• [OBJECTIVE]:
For the data that follows, report how many lines contain the word "matplotlib", and nothing else.

────

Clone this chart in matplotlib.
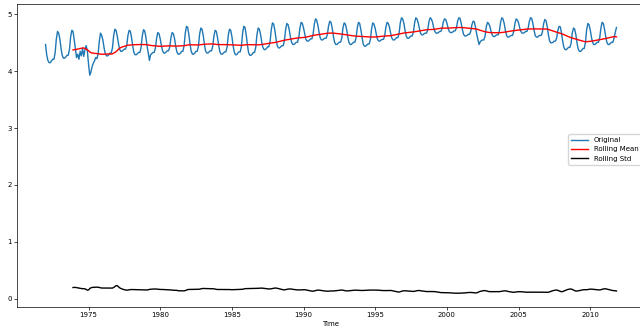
import numpy as np
import pandas as pd
import matplotlib
matplotlib.use("Agg")
import matplotlib.pyplot as plt
import matplotlib.dates as mdates

# monthly log values, one row per year (Jan..Dec), Jan 1972 - Nov 2011
y1972 = [4.47, 4.28, 4.19, 4.15, 4.15, 4.18, 4.21, 4.21, 4.32, 4.56, 4.70, 4.67]
y1973 = [4.56, 4.39, 4.28, 4.23, 4.23, 4.25, 4.28, 4.28, 4.38, 4.60, 4.72, 4.70]
y1974 = [4.55, 4.38, 4.24, 4.30, 4.21, 4.35, 4.27, 4.40, 4.26, 4.38, 4.45, 4.36]
y1975 = [4.12, 3.93, 3.98, 4.08, 4.14, 4.18, 4.24, 4.22, 4.30, 4.52, 4.67, 4.63]
y1976 = [4.55, 4.41, 4.31, 4.27, 4.27, 4.29, 4.32, 4.32, 4.41, 4.62, 4.74, 4.72]
y1977 = [4.62, 4.49, 4.39, 4.35, 4.35, 4.37, 4.39, 4.39, 4.46, 4.63, 4.72, 4.70]
y1978 = [4.59, 4.44, 4.33, 4.29, 4.29, 4.31, 4.33, 4.33, 4.42, 4.62, 4.73, 4.71]
y1979 = [4.60, 4.44, 4.33, 4.19, 4.29, 4.31, 4.33, 4.33, 4.41, 4.58, 4.68, 4.66]
y1980 = [4.57, 4.45, 4.36, 4.32, 4.32, 4.34, 4.36, 4.36, 4.43, 4.59, 4.68, 4.66]
y1981 = [4.57, 4.43, 4.34, 4.30, 4.30, 4.32, 4.35, 4.35, 4.45, 4.67, 4.79, 4.77]
y1982 = [4.64, 4.47, 4.35, 4.30, 4.30, 4.32, 4.35, 4.35, 4.44, 4.65, 4.76, 4.74]
y1983 = [4.63, 4.47, 4.36, 4.32, 4.32, 4.34, 4.36, 4.36, 4.44, 4.62, 4.72, 4.70]
y1984 = [4.59, 4.45, 4.34, 4.30, 4.30, 4.32, 4.34, 4.34, 4.43, 4.63, 4.74, 4.72]
y1985 = [4.61, 4.45, 4.34, 4.29, 4.29, 4.32, 4.34, 4.34, 4.44, 4.67, 4.79, 4.77]
y1986 = [4.64, 4.46, 4.33, 4.28, 4.28, 4.30, 4.33, 4.33, 4.42, 4.64, 4.76, 4.74]
y1987 = [4.65, 4.51, 4.42, 4.38, 4.38, 4.40, 4.43, 4.43, 4.52, 4.73, 4.85, 4.83]
y1988 = [4.72, 4.56, 4.45, 4.41, 4.41, 4.43, 4.45, 4.45, 4.54, 4.73, 4.84, 4.82]
y1989 = [4.73, 4.60, 4.51, 4.47, 4.47, 4.49, 4.51, 4.51, 4.59, 4.76, 4.86, 4.84]
y1990 = [4.76, 4.65, 4.56, 4.53, 4.53, 4.55, 4.57, 4.57, 4.65, 4.82, 4.92, 4.90]
y1991 = [4.81, 4.68, 4.59, 4.55, 4.55, 4.57, 4.58, 4.58, 4.65, 4.80, 4.88, 4.86]
y1992 = [4.76, 4.61, 4.51, 4.47, 4.47, 4.49, 4.51, 4.51, 4.58, 4.76, 4.85, 4.83]
y1993 = [4.74, 4.60, 4.51, 4.47, 4.47, 4.49, 4.51, 4.51, 4.59, 4.76, 4.86, 4.84]
y1994 = [4.73, 4.59, 4.48, 4.44, 4.44, 4.46, 4.48, 4.48, 4.56, 4.75, 4.85, 4.83]
y1995 = [4.75, 4.64, 4.56, 4.53, 4.53, 4.55, 4.56, 4.56, 4.63, 4.78, 4.86, 4.84]
y1996 = [4.77, 4.66, 4.58, 4.55, 4.55, 4.57, 4.59, 4.59, 4.67, 4.85, 4.94, 4.92]
y1997 = [4.84, 4.71, 4.62, 4.58, 4.58, 4.60, 4.62, 4.62, 4.69, 4.85, 4.94, 4.92]
y1998 = [4.85, 4.75, 4.67, 4.64, 4.64, 4.66, 4.67, 4.67, 4.73, 4.87, 4.94, 4.92]
y1999 = [4.86, 4.76, 4.70, 4.67, 4.67, 4.68, 4.70, 4.70, 4.75, 4.86, 4.92, 4.91]
y2000 = [4.85, 4.76, 4.70, 4.68, 4.68, 4.69, 4.71, 4.71, 4.76, 4.88, 4.94, 4.93]
y2001 = [4.84, 4.73, 4.65, 4.62, 4.62, 4.63, 4.65, 4.65, 4.70, 4.82, 4.88, 4.87]
y2002 = [4.77, 4.65, 4.56, 4.47, 4.52, 4.54, 4.55, 4.55, 4.62, 4.78, 4.86, 4.84]
y2003 = [4.79, 4.70, 4.64, 4.61, 4.61, 4.63, 4.64, 4.64, 4.71, 4.86, 4.94, 4.92]
y2004 = [4.84, 4.72, 4.63, 4.60, 4.60, 4.62, 4.63, 4.63, 4.70, 4.84, 4.92, 4.90]
y2005 = [4.85, 4.76, 4.70, 4.67, 4.67, 4.68, 4.70, 4.70, 4.75, 4.87, 4.94, 4.93]
y2006 = [4.84, 4.72, 4.63, 4.60, 4.60, 4.62, 4.63, 4.63, 4.69, 4.83, 4.91, 4.89]
y2007 = [4.79, 4.64, 4.54, 4.50, 4.50, 4.51, 4.53, 4.53, 4.59, 4.72, 4.79, 4.78]
y2008 = [4.67, 4.52, 4.42, 4.38, 4.38, 4.40, 4.42, 4.42, 4.49, 4.67, 4.76, 4.74]
y2009 = [4.64, 4.49, 4.39, 4.35, 4.35, 4.37, 4.40, 4.40, 4.50, 4.72, 4.84, 4.82]
y2010 = [4.73, 4.60, 4.51, 4.47, 4.47, 4.49, 4.51, 4.51, 4.59, 4.76, 4.86, 4.84]
y2011 = [4.74, 4.61, 4.51, 4.47, 4.47, 4.49, 4.51, 4.51, 4.58, 4.68, 4.77]

rows = [y1972, y1973, y1974, y1975, y1976, y1977, y1978, y1979, y1980, y1981,
        y1982, y1983, y1984, y1985, y1986, y1987, y1988, y1989, y1990, y1991,
        y1992, y1993, y1994, y1995, y1996, y1997, y1998, y1999, y2000, y2001,
        y2002, y2003, y2004, y2005, y2006, y2007, y2008, y2009, y2010, y2011]
values = np.concatenate(rows)
idx = pd.date_range("1972-01-01", periods=len(values), freq="MS")
ts = pd.Series(values, index=idx)

window = 24
rolmean = ts.rolling(window).mean()
rolstd = ts.rolling(window).std()

fig = plt.figure(figsize=(6.4, 3.31), dpi=100)
ax = fig.add_axes([17 / 640, 24 / 331, 628 / 640, 303 / 331])

ax.plot(ts.index, ts.values, color="#1f77b4", lw=1.0, label="Original")
ax.plot(rolmean.index, rolmean.values, color="red", lw=1.0, label="Rolling Mean")
ax.plot(rolstd.index, rolstd.values, color="black", lw=1.0, label="Rolling Std")

ax.xaxis.set_major_locator(mdates.YearLocator(5))
ax.xaxis.set_major_formatter(mdates.DateFormatter("%Y"))
ax.tick_params(labelsize=5, length=2, width=0.5, pad=1.5)
for s in ax.spines.values():
    s.set_linewidth(0.5)
ax.set_xlabel("Time", fontsize=5, labelpad=2)
ax.legend(loc="center right", bbox_to_anchor=(1, 0.52), fontsize=5, handlelength=2.5)

fig.savefig("out.png", dpi=100)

────

• [RESULT FOR THIS TASK]:
5